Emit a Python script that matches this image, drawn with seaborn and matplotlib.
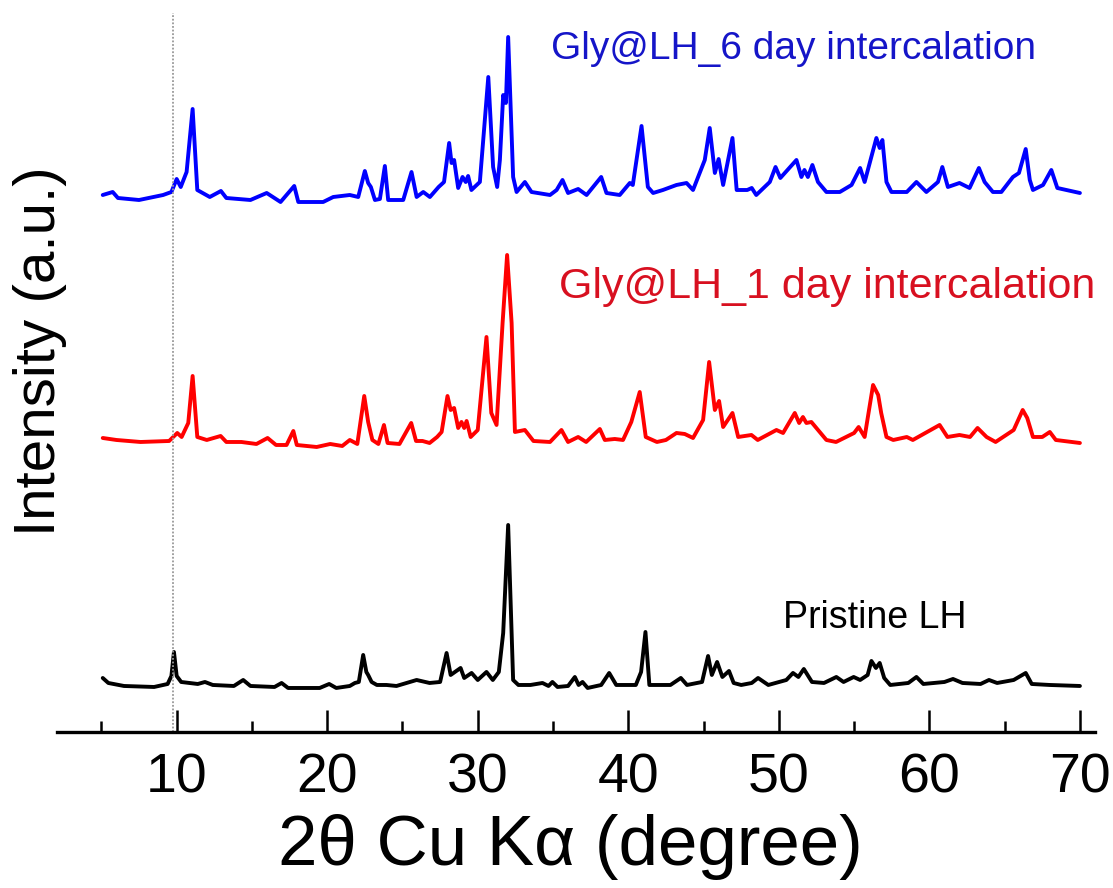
· · · · · · ·
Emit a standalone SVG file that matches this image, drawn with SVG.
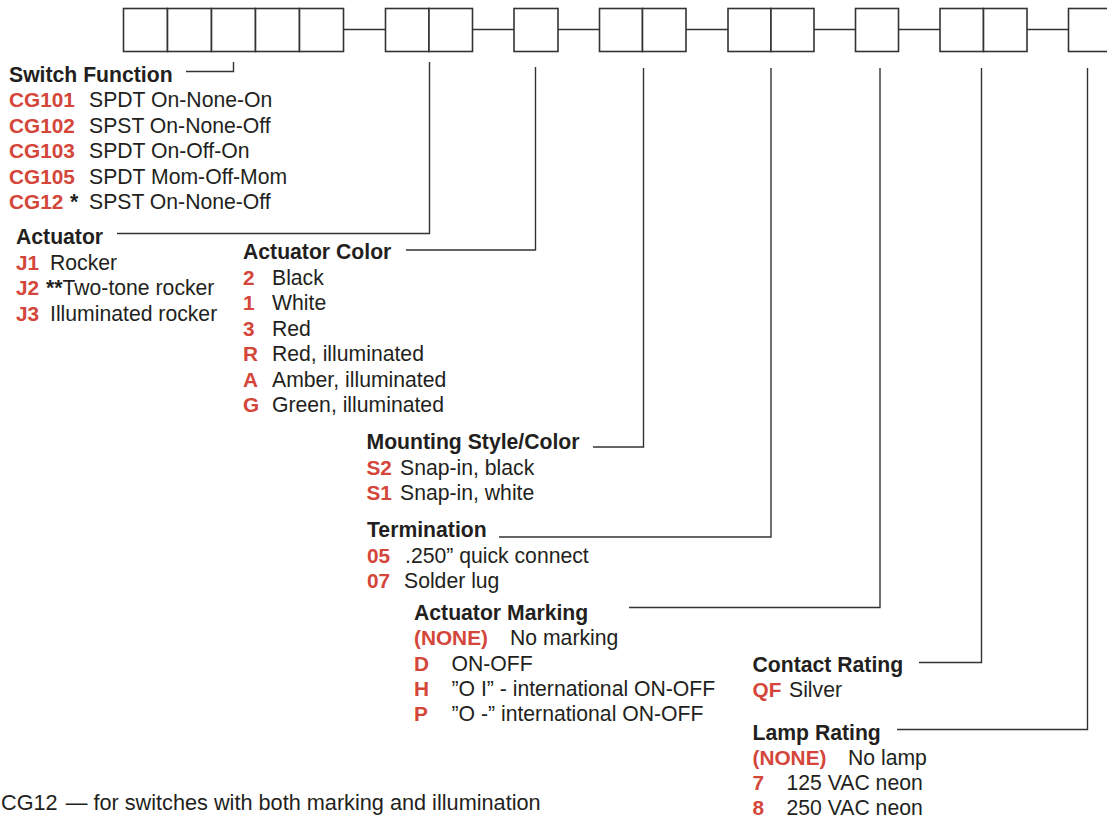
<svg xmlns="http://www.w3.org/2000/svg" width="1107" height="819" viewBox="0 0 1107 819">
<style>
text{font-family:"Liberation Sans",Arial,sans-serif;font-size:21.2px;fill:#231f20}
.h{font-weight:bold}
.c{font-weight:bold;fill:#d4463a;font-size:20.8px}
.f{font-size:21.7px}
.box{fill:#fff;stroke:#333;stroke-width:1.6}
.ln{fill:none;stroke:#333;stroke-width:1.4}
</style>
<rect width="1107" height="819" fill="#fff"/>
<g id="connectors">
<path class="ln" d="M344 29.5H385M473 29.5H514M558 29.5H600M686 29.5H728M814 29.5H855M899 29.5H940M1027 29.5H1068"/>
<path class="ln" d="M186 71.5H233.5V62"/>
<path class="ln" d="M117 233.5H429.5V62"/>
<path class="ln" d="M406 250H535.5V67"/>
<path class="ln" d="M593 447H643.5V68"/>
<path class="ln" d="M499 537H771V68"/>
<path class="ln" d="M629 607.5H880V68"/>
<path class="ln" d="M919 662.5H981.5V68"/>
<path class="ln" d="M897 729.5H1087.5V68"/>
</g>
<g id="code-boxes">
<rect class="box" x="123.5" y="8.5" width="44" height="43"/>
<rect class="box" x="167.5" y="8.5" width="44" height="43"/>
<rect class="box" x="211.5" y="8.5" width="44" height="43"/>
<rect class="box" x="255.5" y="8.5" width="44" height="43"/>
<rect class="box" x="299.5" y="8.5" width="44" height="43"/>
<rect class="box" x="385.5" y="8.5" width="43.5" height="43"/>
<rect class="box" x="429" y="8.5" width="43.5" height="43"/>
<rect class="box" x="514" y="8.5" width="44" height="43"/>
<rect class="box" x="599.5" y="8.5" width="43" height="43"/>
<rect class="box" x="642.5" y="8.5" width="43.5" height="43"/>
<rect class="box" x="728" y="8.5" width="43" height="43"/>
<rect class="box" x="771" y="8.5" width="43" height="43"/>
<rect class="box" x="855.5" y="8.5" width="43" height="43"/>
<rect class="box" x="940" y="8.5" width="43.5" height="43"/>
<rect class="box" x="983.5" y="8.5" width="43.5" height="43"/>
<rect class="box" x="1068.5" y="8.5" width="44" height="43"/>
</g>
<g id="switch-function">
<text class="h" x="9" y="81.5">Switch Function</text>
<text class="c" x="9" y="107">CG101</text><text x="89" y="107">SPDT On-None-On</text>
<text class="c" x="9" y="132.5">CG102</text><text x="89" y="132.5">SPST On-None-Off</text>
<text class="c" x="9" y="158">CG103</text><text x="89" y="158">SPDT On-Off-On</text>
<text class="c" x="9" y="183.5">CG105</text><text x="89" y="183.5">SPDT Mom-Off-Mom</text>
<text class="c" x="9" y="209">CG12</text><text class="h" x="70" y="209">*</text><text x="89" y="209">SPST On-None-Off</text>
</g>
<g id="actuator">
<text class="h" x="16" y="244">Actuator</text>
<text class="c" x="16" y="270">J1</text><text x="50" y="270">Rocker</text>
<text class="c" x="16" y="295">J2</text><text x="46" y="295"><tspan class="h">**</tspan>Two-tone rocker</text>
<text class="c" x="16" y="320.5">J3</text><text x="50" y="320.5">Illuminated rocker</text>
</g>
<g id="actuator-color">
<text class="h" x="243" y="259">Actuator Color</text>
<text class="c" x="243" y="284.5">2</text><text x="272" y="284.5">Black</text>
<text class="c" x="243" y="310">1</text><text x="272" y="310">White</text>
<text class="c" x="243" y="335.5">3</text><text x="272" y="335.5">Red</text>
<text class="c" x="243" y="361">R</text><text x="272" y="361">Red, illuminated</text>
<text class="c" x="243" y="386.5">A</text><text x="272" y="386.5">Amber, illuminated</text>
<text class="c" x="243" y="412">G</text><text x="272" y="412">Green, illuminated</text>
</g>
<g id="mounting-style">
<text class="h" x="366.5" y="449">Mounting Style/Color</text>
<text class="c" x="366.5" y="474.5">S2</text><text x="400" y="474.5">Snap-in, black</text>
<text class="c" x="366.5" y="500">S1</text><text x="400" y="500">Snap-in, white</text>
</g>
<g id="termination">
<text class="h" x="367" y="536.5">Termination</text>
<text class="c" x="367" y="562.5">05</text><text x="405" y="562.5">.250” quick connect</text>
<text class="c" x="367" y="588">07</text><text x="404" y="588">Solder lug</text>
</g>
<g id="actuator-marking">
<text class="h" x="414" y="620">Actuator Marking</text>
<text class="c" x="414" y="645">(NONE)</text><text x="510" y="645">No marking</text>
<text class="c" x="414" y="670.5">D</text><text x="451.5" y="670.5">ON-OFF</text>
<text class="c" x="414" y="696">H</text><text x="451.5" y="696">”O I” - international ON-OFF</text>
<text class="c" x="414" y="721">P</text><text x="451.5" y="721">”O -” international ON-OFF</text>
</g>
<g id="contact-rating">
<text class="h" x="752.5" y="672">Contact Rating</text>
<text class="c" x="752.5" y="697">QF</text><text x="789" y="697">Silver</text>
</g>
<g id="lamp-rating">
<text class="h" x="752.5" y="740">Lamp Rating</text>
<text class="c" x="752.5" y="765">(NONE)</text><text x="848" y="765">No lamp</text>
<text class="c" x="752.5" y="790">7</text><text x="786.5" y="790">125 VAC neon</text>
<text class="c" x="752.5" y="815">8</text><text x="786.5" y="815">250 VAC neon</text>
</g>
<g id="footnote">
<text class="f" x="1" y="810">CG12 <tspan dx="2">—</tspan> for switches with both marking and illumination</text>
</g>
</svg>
· · · · · · ·
Written request:
List every line above containing the word "with".

Response to this exercise:
Emit a Python script that matches this image, drawn with seaborn and matplotlib.
Emit a standalone SVG file that matches this image, drawn with SVG.
<text class="f" x="1" y="810">CG12 <tspan dx="2">—</tspan> for switches with both marking and illumination</text>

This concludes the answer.